Ela diz que há uma vertente, a qual acredita, que aponta como diretriz o Direito de Família, portanto compete às Varas de Família, mas trata-se de uma diretriz que poderá partir da Corregedoria do Estado ou do Conselho Nacional de Justiça – CNJ. Para isto, destaca o Enunciado I do Tribunal de Justiça de Santa Catarina – TJSC, que ela avalia como perfeita a decisão de que compete às Varas da Fazenda Pública processar e julgar a ação de internação compulsória de toxicômanos dirigida contra o Estado de Santa Catarina ou contra um de seus municípios.

“Havendo ou não litisconsórcio passivo com o dependente químico, desde que não cumuladas com pedido de interdição, tutela ou curatela, porquanto, nestes casos, prevalece a discussão sobre a capacidade civil e o estado das pessoas, matérias de índole eminentemente civil, afetas, pois, ao Direito de Família”, destaca.

De acordo com a advogada, quando a ação de internação compulsória tiver como pano de fundo a ausência do Estado na garantia de vaga para o tratamento do paciente toxicômano, a competência para julgar deve ser da Vara da Fazenda Pública.

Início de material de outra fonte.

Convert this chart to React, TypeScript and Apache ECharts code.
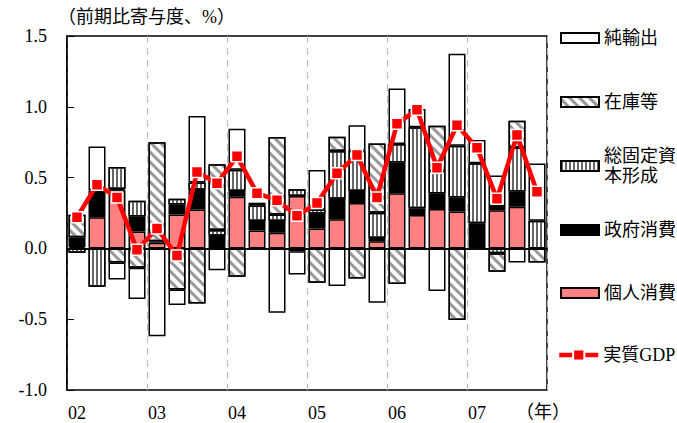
import React, { useEffect, useRef } from 'react';
import * as echarts from 'echarts';

const years = ['02', '03', '04', '05', '06', '07'];
const quarterSuffix = ['Q1', 'Q2', 'Q3', 'Q4'];
const categories = years.flatMap((y) => quarterSuffix.map((q) => `${y}${q}`));

const yTickMin = -1.0;
const yTickMax = 1.5;
const yTickStep = 0.5;

const privateConsumption = [0.01, 0.22, 0.41, 0.12, 0.04, 0.24, 0.275, 0, 0.365, 0.127, 0.11, 0.37, 0.14, 0.205, 0.32, 0.05, 0.39, 0.236, 0.278, 0.26, 0, 0.27, 0.294, 0];
const governmentConsumption = [0.068, 0.19, 0.01, 0.106, 0.01, 0.07, 0.14, 0.09, 0.04, 0.066, 0.083, -0.02, 0.104, 0.146, 0.085, 0.024, 0.217, 0.047, 0.11, 0.1, 0.177, 0.03, 0.108, 0];
const fixedCapital = [-0.03, -0.27, 0.155, 0.11, 0, 0.04, 0.05, 0.04, 0.15, 0.11, 0.047, 0.047, 0.03, 0.337, 0.285, 0.177, 0.13, 0.572, 0.16, 0.365, 0.424, -0.035, 0.31, 0.195];
const inventories = [0.16, 0, -0.1, -0.137, 0.7, -0.29, -0.39, 0.465, -0.2, 0, 0.547, 0, -0.243, 0.1, -0.212, 0.49, -0.252, 0, 0.318, -0.506, 0, -0.13, 0.19, -0.1];
const netExports = [0, 0.31, -0.12, -0.22, -0.62, -0.11, 0.47, -0.155, 0.29, 0.02, -0.455, -0.165, 0.28, -0.266, 0.18, -0.384, 0.393, 0.13, -0.3, 0.65, 0.165, 0.214, -0.1, 0.405];
const realGDP = [0.22, 0.45, 0.36, -0.01, 0.14, -0.05, 0.54, 0.46, 0.65, 0.39, 0.34, 0.23, 0.32, 0.53, 0.66, 0.36, 0.88, 0.98, 0.57, 0.87, 0.71, 0.35, 0.8, 0.4];

const FONT = "'Liberation Serif', 'Noto Sans CJK JP', serif";

const clean = (arr: number[]) => arr.map((v) => (v === 0 ? null : v));

export default function App() {
  const ref = useRef<HTMLDivElement>(null);
  useEffect(() => {
    if (!ref.current) return;
    const chart = echarts.init(ref.current, undefined, { renderer: 'svg' });
    const barBase = {
      type: 'bar' as const,
      stack: 'gdp',
      barWidth: 17,
      z: 2,
    };
    const legendBase = (name: string, top: number, extra: any = {}) => ({
      data: [name],
      left: 560,
      top,
      orient: 'vertical',
      padding: 0,
      itemWidth: 38,
      itemHeight: 10,
      selectedMode: false,
      textStyle: { fontFamily: FONT, fontSize: 18, color: '#000', lineHeight: 20 },
      ...extra,
    });
    chart.setOption({
      animation: false,
      textStyle: { fontFamily: FONT },
      title: {
        text: '（前期比寄与度、%）',
        left: 58,
        top: 8,
        padding: 0,
        textStyle: { fontFamily: FONT, fontSize: 18, fontWeight: 'normal', color: '#000' },
      },
      graphic: [
        {
          type: 'text',
          left: 516,
          top: 403,
          style: { text: '（年）', font: `18px ${FONT}`, fill: '#000' },
        },
      ],
      legend: [
        legendBase('純輸出', 28, { icon: 'rect' }),
        legendBase('在庫等', 92, { icon: 'rect' }),
        legendBase('総固定資本形成', 136, {
          icon: 'rect',
          formatter: () => '総固定資\n本形成',
          textStyle: { fontFamily: FONT, fontSize: 18, color: '#000', lineHeight: 20, padding: [20, 0, 0, 0] },
        }),
        legendBase('政府消費', 220, { icon: 'rect' }),
        legendBase('個人消費', 283, { icon: 'rect' }),
        legendBase('実質GDP', 345, {
          left: 557,
          itemWidth: 39,
          itemHeight: 14,
          lineStyle: { width: 4.5 },
        }),
      ],
      grid: {
        left: 67,
        right: 130,
        top: 36,
        bottom: 33,
        show: true,
        borderColor: '#000',
        borderWidth: 1.5,
        backgroundColor: 'transparent',
      },
      xAxis: {
        type: 'category',
        data: categories,
        axisLine: { show: true, lineStyle: { color: '#000', width: 1.5 } },
        axisTick: { show: false },
        axisLabel: {
          interval: 3,
          formatter: (v: string) => v.slice(0, 2),
          fontFamily: FONT,
          fontSize: 18,
          color: '#000',
          margin: 14,
        },
        splitLine: {
          show: true,
          interval: 3,
          lineStyle: { color: '#bbb', width: 1, type: [7, 5] },
        },
      },
      yAxis: {
        type: 'value',
        min: yTickMin,
        max: yTickMax,
        interval: yTickStep,
        axisLine: { show: true, lineStyle: { color: '#000', width: 1.5 } },
        axisTick: { show: true, inside: true, length: 7, lineStyle: { color: '#000', width: 1 } },
        axisLabel: {
          formatter: (v: number) => v.toFixed(1),
          fontFamily: FONT,
          fontSize: 18,
          color: '#000',
          margin: 20,
        },
        splitLine: { show: false },
      },
      series: [
        {
          ...barBase,
          name: '個人消費',
          data: clean(privateConsumption),
          itemStyle: { color: '#FF8080', borderColor: '#000', borderWidth: 1.5 },
        },
        {
          ...barBase,
          name: '政府消費',
          data: clean(governmentConsumption),
          itemStyle: { color: '#000', borderColor: '#000', borderWidth: 1.5 },
        },
        {
          ...barBase,
          name: '総固定資本形成',
          data: clean(fixedCapital),
          itemStyle: {
            color: '#fff',
            borderColor: '#000',
            borderWidth: 1.5,
            decal: {
              symbol: 'rect',
              symbolSize: 1,
              color: '#666',
              dashArrayX: [2, 2],
              dashArrayY: [5, 0],
              rotation: 0,
            },
          },
        },
        {
          ...barBase,
          name: '在庫等',
          data: clean(inventories),
          itemStyle: {
            color: '#fff',
            borderColor: '#000',
            borderWidth: 1.5,
            decal: {
              symbol: 'rect',
              symbolSize: 1,
              color: '#999',
              dashArrayX: [1, 0],
              dashArrayY: [3, 4],
              rotation: Math.PI / 4,
            },
          },
        },
        {
          ...barBase,
          name: '純輸出',
          data: clean(netExports),
          itemStyle: { color: '#fff', borderColor: '#000', borderWidth: 1.5 },
          markLine: {
            silent: true,
            z: 3,
            symbol: ['none', 'none'],
            label: { show: false },
            lineStyle: { color: '#000', width: 1.5, type: 'solid' },
            data: [{ yAxis: 0 }],
          },
        },
        {
          type: 'line',
          name: '実質GDP',
          data: realGDP,
          z: 5,
          symbol: 'rect',
          symbolSize: 11,
          lineStyle: { color: '#FF0000', width: 4.5 },
          itemStyle: { color: '#FF0000', borderColor: '#fff', borderWidth: 1.5 },
        },
      ],
    });
    return () => chart.dispose();
  }, []);
  return (
    <div
      ref={ref}
      style={{
        position: 'fixed',
        left: 0,
        top: 0,
        width: 677,
        height: 423,
        background: '#fff',
        textSpacingTrim: 'space-all',
      } as any}
    />
  );
}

“Em caso de ação que discuta a capacidade civil do dependente químico para decidir sobre o tratamento médico via internação hospitalar, a ação, entretanto, deve tramitar na Vara de Família. Não é possível cumular ambas as ações, pois se tratam, nesse caso, de competência absoluta diversa. As Cortes e as Corregedorias de Justiça nos estados devem seguir a mesma linha de raciocínio. Pela mudança legislativa, a internação compulsória não está restrita aos familiares, mas aos assistentes sociais com o aval do médico. Essa alteração promove modificação na competência da jurisdição? O conflito de competência continuará a existir especialmente com a mudança na legislação. Caberá ao Judiciário a análise dessas situações para definição sobre quem deve julgar tais ações”, enfatiza.

“Limpeza” das ruas

Maria Luíza Póvoa não vê um possível esvaziamento das ruas com essa medida, pois a internação compulsória de usuários de drogas não tem esse viés já que ela não abrange somente aquele usuário que vive em situação de rua, em que pese o fenômeno da epidemia de crack nos grandes centros urbanos e as chamadas “cracolândias”.

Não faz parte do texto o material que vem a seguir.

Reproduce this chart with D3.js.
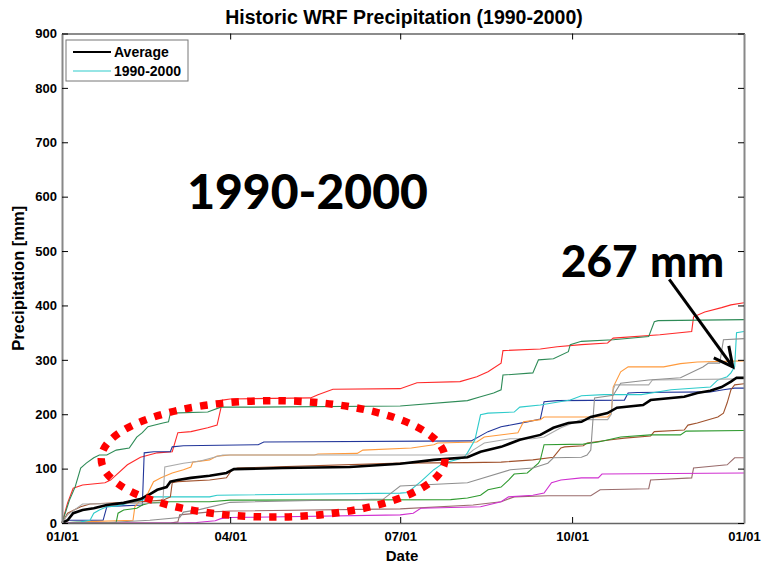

“A nova lei engloba também usuários que tenham casa e residam com a família. Vejo essa medida como um instituto protetivo, pois às vezes essa pessoa está dentro da própria casa e a família não tem qualquer controle sobre ela”, destaca.

Em relação às políticas públicas, Maria Luíza Póvoa afirma que é preciso que o poder público e o Sistema Único de Saúde – SUS tenham aparelhamento para tanto, o que não ocorre atualmente.

“De acordo com documentos publicados pelo próprio Ministério da Saúde, a soma de leitos em hospitais psiquiátricos e hospitais gerais é da proporção de 0,11 leito por 1.000 habitantes. A recomendação do próprio Ministério da Saúde é de que essa proporção fosse de 0,45 por 1.000 habitantes. Há aqueles que podem ser internados por meio de planos de saúde ou de forma particular, o que no entanto, não altera substancialmente este déficit. Essa assistência sempre foi e continua sendo absolutamente deficitária e ineficiente em razão da lentidão com que se dão os investimentos necessários à sua plena execução”, finaliza.